### WORK TO COMPLETE
Return the lines from the line containing "Reproduce this chart with matplotlib." through the line containing "plt.rcParams['font.weight'] = 'bold'" exactly. No other line should appear in the answer.

### ENTRIES PROVIDED
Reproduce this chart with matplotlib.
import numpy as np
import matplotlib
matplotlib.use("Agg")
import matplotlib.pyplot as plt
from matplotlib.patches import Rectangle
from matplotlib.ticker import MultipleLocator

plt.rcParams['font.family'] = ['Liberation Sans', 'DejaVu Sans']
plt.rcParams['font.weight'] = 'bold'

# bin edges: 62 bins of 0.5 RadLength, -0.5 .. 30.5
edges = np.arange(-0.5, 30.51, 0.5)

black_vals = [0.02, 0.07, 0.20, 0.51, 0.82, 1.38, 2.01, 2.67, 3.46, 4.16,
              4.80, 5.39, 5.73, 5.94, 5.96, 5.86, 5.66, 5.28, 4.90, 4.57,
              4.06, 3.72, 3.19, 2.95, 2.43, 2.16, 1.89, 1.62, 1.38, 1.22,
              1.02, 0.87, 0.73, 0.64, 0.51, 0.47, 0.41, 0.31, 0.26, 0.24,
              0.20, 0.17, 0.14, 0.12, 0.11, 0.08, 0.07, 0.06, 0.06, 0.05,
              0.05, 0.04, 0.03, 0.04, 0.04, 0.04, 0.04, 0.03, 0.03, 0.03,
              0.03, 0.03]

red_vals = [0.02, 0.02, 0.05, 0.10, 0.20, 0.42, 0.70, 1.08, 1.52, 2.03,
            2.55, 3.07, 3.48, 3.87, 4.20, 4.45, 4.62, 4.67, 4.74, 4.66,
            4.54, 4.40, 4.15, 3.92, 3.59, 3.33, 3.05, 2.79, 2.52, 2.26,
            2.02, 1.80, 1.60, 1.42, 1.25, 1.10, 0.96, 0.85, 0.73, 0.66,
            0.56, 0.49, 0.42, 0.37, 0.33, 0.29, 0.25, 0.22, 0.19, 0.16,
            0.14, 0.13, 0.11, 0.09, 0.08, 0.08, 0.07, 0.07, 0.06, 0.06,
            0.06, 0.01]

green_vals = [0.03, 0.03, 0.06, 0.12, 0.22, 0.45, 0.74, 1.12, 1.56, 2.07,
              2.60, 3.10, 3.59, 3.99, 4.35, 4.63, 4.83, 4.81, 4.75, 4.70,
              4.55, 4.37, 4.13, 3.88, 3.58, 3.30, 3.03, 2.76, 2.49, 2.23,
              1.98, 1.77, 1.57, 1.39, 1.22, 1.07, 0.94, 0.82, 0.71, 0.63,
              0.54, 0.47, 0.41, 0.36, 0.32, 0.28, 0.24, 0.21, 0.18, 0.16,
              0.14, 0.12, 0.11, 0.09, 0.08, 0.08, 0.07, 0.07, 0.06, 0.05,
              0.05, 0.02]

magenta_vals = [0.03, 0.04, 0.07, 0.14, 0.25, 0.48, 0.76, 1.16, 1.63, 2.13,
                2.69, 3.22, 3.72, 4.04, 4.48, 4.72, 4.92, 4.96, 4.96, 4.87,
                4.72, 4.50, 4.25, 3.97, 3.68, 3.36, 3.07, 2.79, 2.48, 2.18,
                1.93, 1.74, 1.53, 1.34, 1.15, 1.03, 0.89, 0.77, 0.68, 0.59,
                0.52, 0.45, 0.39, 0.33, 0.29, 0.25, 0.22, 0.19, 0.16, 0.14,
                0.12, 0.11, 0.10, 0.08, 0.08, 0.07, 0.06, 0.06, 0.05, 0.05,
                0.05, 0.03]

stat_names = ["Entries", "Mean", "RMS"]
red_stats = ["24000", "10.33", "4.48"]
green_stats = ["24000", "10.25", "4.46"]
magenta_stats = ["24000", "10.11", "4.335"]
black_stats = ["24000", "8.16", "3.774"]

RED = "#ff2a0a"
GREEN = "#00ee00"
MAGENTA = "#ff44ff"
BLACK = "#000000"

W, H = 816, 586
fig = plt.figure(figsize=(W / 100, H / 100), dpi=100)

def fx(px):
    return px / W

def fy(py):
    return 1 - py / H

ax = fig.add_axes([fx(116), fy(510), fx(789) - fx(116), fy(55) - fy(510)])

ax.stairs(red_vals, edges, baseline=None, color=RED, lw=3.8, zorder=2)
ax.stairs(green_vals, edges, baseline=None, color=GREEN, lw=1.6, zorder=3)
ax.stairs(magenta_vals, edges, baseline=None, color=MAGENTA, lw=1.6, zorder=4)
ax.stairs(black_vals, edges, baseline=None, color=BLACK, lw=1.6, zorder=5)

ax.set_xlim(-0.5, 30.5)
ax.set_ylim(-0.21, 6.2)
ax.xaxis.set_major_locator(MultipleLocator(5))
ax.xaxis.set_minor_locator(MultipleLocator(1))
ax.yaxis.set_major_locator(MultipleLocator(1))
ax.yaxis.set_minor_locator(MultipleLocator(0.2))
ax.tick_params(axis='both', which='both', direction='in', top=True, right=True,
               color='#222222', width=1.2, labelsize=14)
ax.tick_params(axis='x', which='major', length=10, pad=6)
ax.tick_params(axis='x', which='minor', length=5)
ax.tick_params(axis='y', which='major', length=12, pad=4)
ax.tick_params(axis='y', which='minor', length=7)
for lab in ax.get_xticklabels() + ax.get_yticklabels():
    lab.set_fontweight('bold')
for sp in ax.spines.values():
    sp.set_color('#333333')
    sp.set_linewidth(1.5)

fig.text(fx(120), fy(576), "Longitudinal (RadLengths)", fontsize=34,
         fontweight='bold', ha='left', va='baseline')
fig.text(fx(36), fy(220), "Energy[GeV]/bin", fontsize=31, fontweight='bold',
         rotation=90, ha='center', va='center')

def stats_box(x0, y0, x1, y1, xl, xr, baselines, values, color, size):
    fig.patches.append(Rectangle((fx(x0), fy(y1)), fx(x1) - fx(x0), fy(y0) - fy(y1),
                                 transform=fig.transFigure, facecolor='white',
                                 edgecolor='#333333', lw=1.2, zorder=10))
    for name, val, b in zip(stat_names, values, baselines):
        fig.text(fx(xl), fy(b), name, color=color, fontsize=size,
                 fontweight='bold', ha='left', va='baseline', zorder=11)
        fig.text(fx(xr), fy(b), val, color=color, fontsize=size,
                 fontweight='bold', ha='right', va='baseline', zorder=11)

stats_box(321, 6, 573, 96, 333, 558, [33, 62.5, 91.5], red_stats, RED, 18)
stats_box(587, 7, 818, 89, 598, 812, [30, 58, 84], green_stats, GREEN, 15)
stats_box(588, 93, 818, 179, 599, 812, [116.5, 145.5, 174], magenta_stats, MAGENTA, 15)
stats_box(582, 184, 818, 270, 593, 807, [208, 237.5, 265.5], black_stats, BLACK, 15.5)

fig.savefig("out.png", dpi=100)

--

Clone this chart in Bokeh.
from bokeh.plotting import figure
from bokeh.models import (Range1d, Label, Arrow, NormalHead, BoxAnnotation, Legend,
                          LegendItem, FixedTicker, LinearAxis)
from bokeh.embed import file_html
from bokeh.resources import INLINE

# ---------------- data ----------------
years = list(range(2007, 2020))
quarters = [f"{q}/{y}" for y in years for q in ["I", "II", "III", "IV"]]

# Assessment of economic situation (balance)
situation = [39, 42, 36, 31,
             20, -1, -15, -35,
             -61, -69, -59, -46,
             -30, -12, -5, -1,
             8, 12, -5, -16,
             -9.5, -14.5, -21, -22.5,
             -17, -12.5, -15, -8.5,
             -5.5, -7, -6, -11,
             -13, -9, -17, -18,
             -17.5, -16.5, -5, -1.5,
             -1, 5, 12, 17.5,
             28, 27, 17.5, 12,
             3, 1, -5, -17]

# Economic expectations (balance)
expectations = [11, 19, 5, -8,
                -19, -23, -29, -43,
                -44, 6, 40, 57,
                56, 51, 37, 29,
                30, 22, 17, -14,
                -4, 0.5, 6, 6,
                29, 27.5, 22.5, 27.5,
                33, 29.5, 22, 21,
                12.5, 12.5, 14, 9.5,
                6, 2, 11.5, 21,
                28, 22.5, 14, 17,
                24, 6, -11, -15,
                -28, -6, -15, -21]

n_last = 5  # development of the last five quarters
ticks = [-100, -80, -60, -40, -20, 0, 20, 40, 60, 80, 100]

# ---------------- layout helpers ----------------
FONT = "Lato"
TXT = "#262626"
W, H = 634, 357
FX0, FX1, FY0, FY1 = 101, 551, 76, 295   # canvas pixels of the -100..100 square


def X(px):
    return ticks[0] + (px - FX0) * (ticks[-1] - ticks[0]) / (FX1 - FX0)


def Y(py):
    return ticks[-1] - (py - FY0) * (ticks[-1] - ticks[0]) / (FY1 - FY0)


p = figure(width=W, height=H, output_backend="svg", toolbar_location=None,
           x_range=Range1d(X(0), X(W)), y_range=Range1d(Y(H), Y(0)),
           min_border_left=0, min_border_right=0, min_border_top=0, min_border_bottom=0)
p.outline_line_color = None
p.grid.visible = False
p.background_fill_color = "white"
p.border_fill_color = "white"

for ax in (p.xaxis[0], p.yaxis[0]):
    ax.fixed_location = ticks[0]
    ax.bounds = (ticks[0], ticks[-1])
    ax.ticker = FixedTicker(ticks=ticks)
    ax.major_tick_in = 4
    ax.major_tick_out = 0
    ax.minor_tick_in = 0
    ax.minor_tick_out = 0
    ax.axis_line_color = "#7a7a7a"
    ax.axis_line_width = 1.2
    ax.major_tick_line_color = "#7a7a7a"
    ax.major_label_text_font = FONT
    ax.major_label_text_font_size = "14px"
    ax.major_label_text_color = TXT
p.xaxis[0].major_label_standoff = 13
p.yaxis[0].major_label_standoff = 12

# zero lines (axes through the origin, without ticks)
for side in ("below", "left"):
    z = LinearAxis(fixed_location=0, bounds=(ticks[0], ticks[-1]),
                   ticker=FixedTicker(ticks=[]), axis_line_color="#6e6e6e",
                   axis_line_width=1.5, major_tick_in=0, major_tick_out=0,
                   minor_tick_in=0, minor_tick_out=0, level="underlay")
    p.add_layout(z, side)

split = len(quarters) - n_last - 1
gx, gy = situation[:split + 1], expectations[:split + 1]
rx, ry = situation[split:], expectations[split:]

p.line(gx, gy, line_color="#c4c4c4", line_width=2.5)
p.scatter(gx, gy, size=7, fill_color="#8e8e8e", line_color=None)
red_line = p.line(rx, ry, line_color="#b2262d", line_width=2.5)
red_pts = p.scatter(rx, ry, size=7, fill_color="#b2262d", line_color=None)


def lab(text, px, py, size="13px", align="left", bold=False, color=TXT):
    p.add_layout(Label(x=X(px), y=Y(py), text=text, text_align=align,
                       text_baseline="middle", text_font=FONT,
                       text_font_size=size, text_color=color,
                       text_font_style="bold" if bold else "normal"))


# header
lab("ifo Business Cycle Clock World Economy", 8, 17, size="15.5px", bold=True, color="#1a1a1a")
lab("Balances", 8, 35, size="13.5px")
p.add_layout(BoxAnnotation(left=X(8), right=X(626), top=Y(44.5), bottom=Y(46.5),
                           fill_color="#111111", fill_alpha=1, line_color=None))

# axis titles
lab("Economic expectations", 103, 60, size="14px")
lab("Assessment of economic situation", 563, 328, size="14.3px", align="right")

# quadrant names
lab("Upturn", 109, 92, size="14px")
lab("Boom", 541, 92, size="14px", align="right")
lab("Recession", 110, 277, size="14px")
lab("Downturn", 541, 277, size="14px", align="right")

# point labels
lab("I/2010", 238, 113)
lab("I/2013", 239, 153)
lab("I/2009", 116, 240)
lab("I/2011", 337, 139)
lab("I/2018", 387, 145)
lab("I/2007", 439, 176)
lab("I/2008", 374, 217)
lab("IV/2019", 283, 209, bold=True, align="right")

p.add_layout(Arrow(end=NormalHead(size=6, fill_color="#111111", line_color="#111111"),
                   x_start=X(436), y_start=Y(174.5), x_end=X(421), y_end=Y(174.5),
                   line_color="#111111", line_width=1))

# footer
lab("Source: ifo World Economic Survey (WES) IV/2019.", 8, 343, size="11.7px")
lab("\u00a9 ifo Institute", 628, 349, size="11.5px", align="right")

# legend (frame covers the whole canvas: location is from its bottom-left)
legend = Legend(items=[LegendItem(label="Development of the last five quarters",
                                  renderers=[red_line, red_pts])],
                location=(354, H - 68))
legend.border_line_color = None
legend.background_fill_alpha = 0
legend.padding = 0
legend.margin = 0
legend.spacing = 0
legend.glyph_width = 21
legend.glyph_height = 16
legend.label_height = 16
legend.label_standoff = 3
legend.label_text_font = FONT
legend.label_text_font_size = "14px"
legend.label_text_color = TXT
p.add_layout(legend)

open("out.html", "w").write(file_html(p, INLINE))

* * *

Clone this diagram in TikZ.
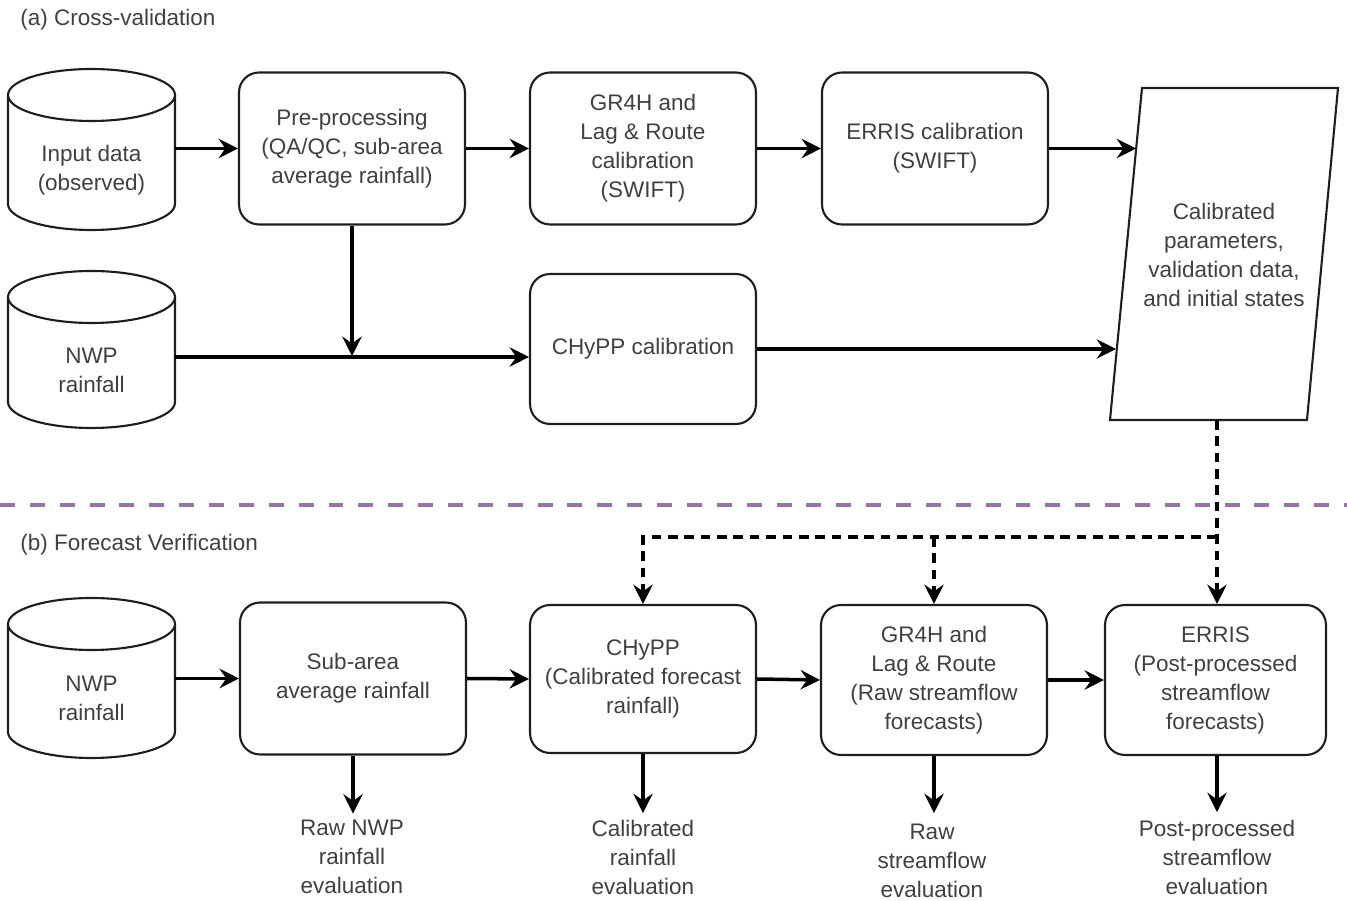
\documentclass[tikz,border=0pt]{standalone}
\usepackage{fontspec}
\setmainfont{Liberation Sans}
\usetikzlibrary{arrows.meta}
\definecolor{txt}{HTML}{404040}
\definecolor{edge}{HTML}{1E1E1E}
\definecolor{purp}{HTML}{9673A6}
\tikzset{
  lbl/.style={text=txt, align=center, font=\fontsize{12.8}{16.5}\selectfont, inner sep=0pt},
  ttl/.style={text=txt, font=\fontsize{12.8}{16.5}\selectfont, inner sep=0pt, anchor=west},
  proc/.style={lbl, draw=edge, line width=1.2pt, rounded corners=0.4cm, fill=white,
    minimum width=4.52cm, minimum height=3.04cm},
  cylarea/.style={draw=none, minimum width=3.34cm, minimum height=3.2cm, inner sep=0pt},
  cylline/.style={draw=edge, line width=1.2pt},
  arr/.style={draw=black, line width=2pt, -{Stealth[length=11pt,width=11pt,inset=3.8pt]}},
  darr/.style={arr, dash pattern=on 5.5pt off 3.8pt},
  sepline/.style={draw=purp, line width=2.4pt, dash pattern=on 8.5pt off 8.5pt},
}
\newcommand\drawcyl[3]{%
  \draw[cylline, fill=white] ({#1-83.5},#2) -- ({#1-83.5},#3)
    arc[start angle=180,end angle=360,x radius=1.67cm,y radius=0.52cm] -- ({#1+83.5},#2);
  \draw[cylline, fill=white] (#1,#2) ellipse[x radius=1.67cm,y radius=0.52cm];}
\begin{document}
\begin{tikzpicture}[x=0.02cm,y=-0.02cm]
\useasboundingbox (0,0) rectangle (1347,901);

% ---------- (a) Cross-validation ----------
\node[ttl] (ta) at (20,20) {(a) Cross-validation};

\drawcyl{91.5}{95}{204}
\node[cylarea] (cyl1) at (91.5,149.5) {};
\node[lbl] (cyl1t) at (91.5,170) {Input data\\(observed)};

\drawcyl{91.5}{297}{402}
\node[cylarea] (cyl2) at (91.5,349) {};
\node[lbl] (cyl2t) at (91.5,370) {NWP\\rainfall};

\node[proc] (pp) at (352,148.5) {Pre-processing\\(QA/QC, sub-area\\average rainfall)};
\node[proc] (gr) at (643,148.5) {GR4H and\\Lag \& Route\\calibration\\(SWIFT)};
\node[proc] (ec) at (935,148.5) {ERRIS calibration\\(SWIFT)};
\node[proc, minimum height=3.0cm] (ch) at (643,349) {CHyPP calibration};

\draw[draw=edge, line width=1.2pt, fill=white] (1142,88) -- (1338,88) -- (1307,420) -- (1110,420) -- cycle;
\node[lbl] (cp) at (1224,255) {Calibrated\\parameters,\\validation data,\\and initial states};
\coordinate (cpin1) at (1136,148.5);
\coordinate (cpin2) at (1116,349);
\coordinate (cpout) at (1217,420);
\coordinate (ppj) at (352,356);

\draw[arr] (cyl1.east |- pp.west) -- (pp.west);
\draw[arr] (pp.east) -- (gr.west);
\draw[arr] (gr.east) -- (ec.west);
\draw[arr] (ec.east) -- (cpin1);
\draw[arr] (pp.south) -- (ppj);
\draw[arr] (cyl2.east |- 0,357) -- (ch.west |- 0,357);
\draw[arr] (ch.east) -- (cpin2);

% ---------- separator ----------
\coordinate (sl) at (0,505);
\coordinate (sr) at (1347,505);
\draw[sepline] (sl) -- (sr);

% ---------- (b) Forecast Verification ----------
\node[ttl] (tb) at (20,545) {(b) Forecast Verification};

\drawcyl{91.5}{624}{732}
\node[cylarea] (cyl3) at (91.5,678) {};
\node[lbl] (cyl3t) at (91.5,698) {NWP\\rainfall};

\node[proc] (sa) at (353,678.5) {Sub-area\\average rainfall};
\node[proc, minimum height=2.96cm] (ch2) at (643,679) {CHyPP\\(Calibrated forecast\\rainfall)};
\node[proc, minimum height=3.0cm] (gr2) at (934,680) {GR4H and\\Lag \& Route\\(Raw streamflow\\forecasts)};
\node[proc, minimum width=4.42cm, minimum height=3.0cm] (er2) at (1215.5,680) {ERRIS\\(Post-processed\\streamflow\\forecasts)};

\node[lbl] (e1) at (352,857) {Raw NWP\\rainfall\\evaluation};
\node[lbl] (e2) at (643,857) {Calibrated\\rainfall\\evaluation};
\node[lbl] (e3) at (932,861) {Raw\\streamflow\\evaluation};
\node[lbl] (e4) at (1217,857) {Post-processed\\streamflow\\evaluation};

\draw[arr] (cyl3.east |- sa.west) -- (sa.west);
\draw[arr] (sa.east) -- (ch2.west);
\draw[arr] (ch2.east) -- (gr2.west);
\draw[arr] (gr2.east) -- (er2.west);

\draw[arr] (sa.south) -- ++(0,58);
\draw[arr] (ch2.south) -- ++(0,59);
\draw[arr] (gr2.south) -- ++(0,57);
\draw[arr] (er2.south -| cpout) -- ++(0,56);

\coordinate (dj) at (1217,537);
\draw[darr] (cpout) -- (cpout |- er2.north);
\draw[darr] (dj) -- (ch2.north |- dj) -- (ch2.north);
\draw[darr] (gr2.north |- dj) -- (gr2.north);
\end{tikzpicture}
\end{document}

### EXPECTED ANSWER
Reproduce this chart with matplotlib.
import numpy as np
import matplotlib
matplotlib.use("Agg")
import matplotlib.pyplot as plt
from matplotlib.patches import Rectangle
from matplotlib.ticker import MultipleLocator

plt.rcParams['font.family'] = ['Liberation Sans', 'DejaVu Sans']
plt.rcParams['font.weight'] = 'bold'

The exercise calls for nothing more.